The Swedish polar explorer and geologist Nils Otto Gustaf Nordenskold (1869-1928) is best known as the leader of the Swedish South Polar Expedition of 1901-1903.
On Dec. 6, 1869, Otto Nordenskold was born in Småland. He entered the University of Uppsala in 1886, obtaining a doctor's degree in 1894. Between 1895 and 1897 he began his polar and subpolar travels on an expedition to the Tierra del Fuego and other Magellanic lands. In 1898 he visited the Alaskan Yukon and followed this in 1900 with a summer on Georg Karl Amdrup's expedition to eastern Greenland.
At the turn of the century, mainly through Nordenskold's initiative and with private funds, several nations, including Sweden, sent out Antarctic expeditions. One of the ships sent by the Swedes was the Antarctic, a sailing vessel with steam power that was captained by Carl Anton Larsen. Nordenskold's party, which left Sweden on Oct. 16, 1901, was landed by the Antarctic in February 1902 at Snowhill Island at 64° 22'S, just off the east coast of the Antarctic Peninsula. In September, Nordenskold led a dog-sledge trip to survey parts of the peninsula and complete the mapping of that coastline. Meanwhile, the Antarctic had been unable to reach Snowhill because of thick sea ice and landed a party of three in late December at Hope Bay to make the 50-mile trip south by sledge to tell Nordenskold about the ship's problem. In January 1903 the Antarctic was caught by sea ice and a month later was crushed and sank. The crew managed to reach Paulet Island some 75 miles north of Snowhill in small boats. In October the three men from Hope Bay reached Snowhill Island. Then, on November 8, Capt. Larsen and some of his men reached Snowhill and reunited the men. The Argentine relief ship Uruguay provided for their return to Sweden. The narratives of these South Polar expeditions were published by Nordenskold in "Antarctic" Tua ar bland Sydpolens isar (2 vols., 1904-1905).

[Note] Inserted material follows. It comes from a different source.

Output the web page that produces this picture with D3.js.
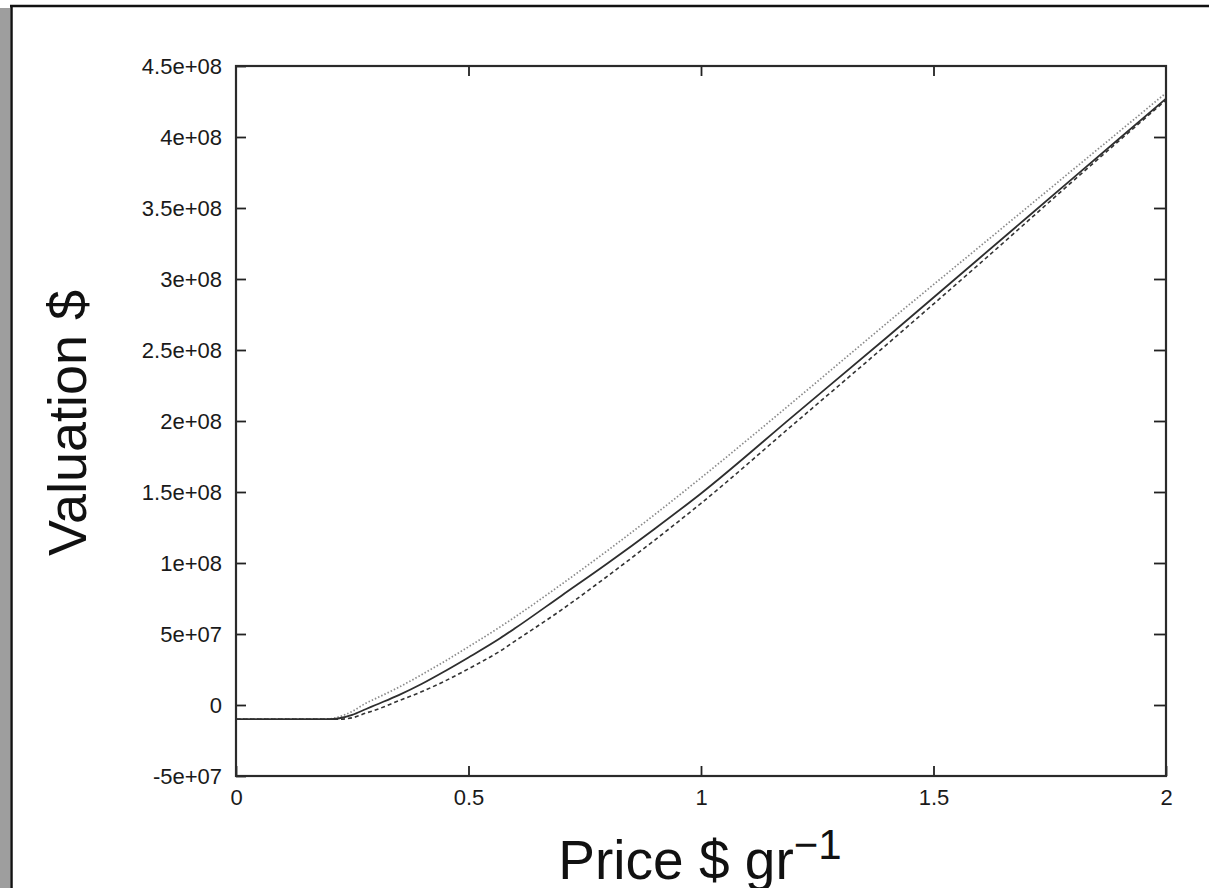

Nordenskold continued his polar expeditions and went to Greenland in 1906 and 1909. He was planning another Antarctic expedition with the British in 1914, but the war stopped it. His South American interest brought a trip to Chile and Peru in 1920-1921, where Nordenskold explored the Andes. He was the author of many general works on polar matters, some of which were translated into English, including The Geography of Polar Regions (1928). Nordenskold died on June 2, 1928, in Göteborg, where he had been professor of geography at the university since 1905.
There is no biography of Nordenskold in English. Information on him appears in William H. Hobbs, Explorers of the Antarctic (1941); E. W. Hunter Christie, The Antarctic Problem (1951); and Walker Chapman, The Loneliest Continent (1964).